_INSTRUCTIONS TO FOLLOW_. In the entries below, find every line holding the string "that" and collect it.

_MATERIAL PROVIDED_.

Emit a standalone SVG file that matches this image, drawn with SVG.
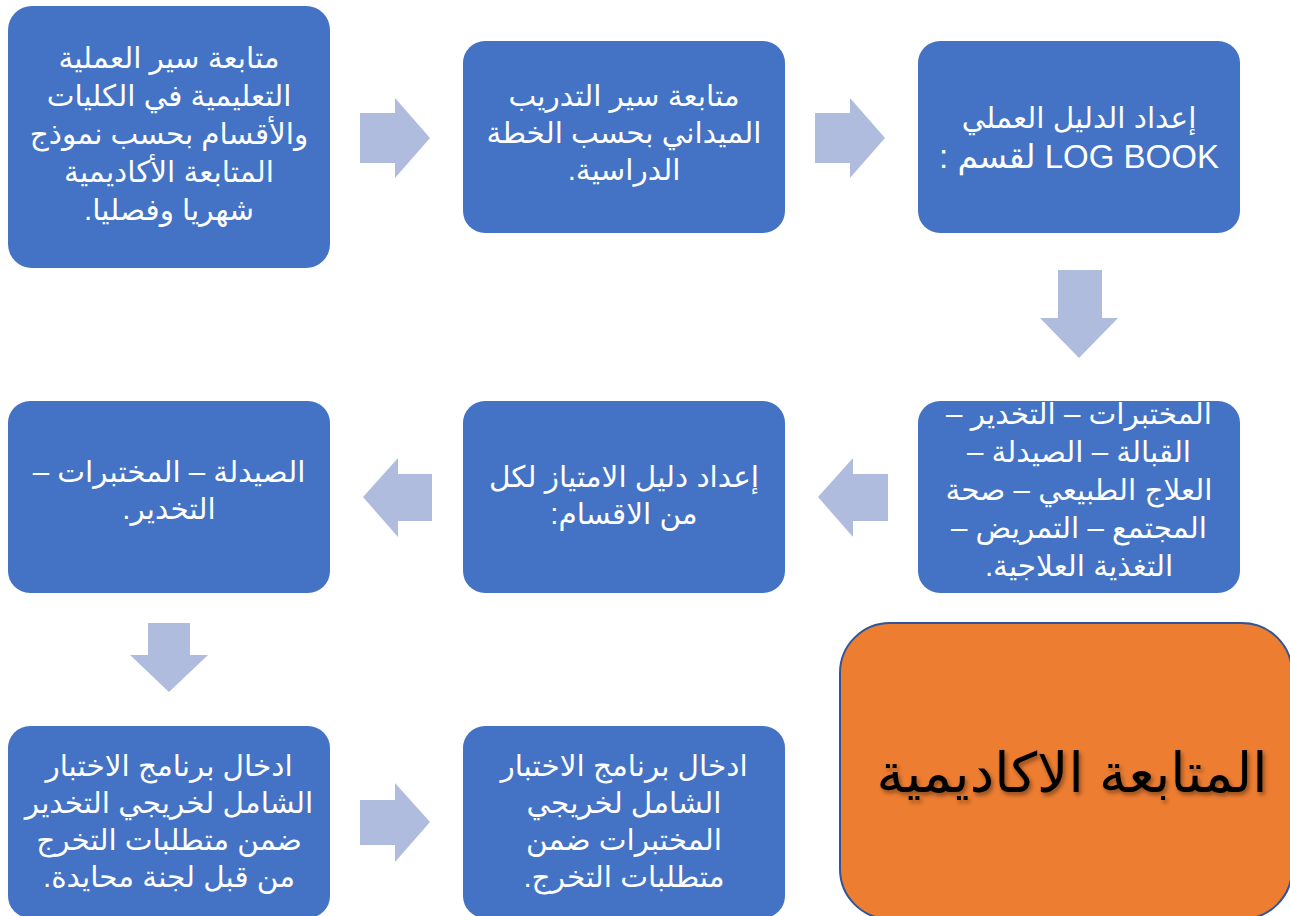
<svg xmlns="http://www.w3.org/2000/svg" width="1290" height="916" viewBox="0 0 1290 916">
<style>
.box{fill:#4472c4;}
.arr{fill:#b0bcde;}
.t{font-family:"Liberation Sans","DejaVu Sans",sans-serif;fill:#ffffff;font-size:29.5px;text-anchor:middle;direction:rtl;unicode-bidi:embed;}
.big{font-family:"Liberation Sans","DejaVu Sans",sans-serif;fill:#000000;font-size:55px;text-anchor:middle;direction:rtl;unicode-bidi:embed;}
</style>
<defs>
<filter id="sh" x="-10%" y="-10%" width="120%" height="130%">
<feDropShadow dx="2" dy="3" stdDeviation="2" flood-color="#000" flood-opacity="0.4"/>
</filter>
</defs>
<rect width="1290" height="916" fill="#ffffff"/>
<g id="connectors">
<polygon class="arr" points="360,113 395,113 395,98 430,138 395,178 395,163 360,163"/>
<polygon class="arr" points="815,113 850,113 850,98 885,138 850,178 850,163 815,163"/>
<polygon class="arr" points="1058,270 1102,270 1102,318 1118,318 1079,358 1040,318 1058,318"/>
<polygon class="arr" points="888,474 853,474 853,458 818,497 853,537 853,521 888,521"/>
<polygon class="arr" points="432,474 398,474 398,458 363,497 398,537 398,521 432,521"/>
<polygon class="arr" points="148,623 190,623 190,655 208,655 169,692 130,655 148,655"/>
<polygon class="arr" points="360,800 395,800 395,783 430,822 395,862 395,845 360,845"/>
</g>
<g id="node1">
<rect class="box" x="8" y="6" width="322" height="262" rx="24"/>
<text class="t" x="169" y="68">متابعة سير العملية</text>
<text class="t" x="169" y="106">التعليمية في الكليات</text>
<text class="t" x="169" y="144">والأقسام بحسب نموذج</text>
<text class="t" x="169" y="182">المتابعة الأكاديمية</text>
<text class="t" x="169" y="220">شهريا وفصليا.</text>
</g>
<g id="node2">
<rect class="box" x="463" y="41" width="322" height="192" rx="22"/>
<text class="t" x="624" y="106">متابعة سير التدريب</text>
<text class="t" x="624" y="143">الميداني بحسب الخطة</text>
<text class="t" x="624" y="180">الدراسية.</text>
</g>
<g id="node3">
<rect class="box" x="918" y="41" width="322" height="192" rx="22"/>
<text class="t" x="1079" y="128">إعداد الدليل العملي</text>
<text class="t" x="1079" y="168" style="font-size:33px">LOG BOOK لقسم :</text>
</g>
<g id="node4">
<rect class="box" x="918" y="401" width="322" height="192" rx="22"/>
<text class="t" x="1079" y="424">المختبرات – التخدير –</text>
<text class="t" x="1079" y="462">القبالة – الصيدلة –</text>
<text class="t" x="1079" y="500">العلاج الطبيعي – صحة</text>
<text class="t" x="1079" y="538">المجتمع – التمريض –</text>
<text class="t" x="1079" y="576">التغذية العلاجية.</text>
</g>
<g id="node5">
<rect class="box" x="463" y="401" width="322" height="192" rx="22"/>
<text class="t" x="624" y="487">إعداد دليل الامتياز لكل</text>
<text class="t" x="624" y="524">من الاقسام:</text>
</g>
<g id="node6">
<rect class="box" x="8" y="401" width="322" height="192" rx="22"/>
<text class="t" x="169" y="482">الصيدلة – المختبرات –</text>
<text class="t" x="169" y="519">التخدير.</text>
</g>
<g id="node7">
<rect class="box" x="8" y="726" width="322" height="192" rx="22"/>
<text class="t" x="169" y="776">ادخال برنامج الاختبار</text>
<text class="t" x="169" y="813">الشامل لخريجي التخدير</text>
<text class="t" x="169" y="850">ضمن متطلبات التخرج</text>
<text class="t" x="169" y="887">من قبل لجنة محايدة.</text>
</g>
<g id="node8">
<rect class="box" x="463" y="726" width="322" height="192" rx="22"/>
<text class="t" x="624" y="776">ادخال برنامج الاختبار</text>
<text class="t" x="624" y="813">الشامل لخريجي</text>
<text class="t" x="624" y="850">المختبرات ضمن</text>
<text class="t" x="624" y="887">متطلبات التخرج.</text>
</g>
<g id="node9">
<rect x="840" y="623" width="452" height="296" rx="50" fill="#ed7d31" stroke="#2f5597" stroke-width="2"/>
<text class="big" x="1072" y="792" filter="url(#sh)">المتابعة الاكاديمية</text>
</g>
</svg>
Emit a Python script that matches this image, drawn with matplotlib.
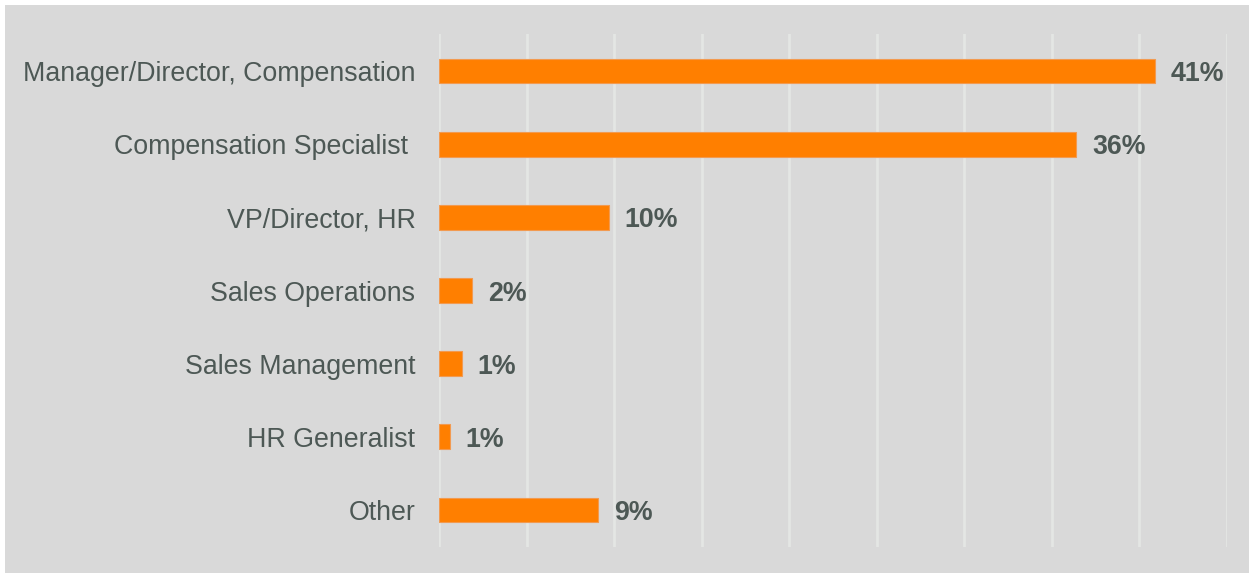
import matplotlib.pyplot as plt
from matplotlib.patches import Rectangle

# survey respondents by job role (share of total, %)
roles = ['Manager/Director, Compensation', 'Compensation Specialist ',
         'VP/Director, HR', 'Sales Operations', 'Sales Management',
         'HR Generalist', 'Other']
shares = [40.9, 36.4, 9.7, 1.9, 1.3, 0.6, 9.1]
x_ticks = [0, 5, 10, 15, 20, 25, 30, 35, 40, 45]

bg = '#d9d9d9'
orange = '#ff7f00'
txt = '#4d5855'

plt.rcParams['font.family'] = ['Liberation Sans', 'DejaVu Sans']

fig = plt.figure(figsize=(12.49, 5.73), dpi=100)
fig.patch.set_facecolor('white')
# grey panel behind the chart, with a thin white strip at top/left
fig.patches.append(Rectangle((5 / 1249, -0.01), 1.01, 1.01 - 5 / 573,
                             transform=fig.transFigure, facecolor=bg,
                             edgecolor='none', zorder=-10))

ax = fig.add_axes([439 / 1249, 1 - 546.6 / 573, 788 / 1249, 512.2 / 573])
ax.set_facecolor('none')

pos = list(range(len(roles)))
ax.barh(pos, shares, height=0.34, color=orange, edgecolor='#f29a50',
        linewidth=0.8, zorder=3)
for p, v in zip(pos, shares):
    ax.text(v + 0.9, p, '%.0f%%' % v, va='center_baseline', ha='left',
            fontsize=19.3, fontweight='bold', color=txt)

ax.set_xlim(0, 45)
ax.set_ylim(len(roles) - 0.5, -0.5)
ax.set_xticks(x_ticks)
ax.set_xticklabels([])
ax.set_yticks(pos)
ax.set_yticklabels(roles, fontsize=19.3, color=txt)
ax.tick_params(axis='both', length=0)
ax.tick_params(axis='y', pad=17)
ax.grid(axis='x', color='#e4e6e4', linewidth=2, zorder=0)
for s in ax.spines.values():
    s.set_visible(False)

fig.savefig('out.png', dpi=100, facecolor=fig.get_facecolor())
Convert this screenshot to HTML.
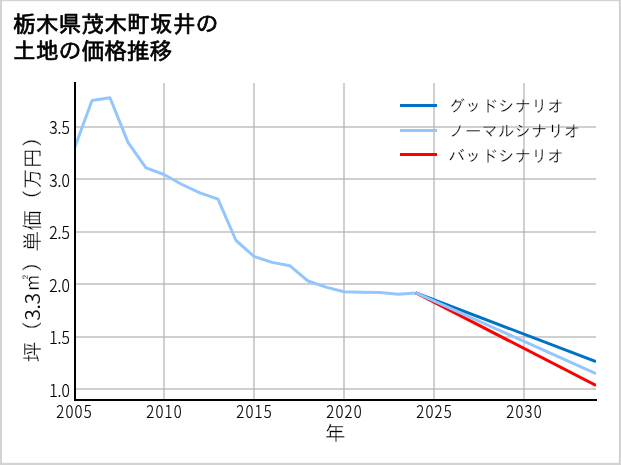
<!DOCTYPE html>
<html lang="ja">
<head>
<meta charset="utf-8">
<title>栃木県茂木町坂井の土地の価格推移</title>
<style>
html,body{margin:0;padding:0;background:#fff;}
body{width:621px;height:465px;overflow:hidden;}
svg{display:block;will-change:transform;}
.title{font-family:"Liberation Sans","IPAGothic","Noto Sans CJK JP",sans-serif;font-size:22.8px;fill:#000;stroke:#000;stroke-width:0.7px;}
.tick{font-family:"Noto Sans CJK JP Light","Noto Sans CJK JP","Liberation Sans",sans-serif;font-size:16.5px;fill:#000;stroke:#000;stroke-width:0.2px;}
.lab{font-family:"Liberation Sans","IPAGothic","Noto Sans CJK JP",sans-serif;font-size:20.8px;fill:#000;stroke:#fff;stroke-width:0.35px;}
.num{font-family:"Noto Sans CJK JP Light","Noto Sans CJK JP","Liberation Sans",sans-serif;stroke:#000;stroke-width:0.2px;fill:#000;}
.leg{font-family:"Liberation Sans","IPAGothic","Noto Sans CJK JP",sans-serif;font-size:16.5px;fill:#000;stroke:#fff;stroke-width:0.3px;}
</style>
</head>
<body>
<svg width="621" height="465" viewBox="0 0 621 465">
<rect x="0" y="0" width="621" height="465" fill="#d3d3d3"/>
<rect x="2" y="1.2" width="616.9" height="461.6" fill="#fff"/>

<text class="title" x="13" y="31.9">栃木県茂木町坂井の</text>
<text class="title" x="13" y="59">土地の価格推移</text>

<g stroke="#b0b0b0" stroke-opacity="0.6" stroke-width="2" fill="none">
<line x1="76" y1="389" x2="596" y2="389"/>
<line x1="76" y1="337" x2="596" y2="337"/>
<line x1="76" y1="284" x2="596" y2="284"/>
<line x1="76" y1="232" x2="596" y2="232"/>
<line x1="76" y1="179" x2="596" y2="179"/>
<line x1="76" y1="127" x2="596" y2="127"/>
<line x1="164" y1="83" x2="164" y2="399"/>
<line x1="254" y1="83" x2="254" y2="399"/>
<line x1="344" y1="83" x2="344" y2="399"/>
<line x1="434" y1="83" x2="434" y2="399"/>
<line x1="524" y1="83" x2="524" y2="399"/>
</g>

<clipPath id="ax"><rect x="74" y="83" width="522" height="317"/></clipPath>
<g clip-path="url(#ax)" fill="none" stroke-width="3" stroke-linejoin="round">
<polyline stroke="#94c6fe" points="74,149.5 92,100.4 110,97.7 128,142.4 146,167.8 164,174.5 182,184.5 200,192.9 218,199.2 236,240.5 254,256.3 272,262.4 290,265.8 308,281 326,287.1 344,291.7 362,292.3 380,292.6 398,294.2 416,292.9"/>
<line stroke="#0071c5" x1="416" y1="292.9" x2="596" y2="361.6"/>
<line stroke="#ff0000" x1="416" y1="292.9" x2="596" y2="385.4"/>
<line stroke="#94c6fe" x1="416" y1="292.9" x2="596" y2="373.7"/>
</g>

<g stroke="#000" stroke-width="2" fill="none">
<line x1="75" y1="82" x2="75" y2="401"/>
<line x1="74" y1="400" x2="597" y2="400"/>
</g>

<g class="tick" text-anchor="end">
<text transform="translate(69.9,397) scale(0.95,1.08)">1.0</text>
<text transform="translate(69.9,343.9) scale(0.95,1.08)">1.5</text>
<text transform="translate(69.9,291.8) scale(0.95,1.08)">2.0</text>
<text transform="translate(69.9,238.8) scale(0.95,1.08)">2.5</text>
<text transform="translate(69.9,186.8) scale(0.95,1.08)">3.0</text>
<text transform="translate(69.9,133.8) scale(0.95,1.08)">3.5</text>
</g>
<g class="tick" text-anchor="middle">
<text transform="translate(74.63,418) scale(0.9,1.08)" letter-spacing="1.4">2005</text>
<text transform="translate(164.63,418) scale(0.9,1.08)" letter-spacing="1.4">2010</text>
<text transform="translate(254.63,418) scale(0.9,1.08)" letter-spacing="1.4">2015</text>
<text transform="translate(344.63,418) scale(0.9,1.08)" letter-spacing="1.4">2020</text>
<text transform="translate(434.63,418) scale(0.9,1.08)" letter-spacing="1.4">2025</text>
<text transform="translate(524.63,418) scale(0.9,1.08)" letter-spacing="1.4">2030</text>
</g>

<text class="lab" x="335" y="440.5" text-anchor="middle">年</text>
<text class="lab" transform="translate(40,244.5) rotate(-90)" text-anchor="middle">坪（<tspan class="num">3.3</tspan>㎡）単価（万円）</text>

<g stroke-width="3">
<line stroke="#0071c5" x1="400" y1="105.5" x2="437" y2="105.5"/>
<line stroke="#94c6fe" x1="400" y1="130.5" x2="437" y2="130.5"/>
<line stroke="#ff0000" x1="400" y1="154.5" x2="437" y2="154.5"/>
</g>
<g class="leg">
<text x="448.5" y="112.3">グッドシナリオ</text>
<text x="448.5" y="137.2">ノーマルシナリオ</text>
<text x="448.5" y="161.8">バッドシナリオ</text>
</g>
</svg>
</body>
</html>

_SOLUTION_.
Emit a standalone SVG file that matches this image, drawn with SVG.
Emit a Python script that matches this image, drawn with matplotlib.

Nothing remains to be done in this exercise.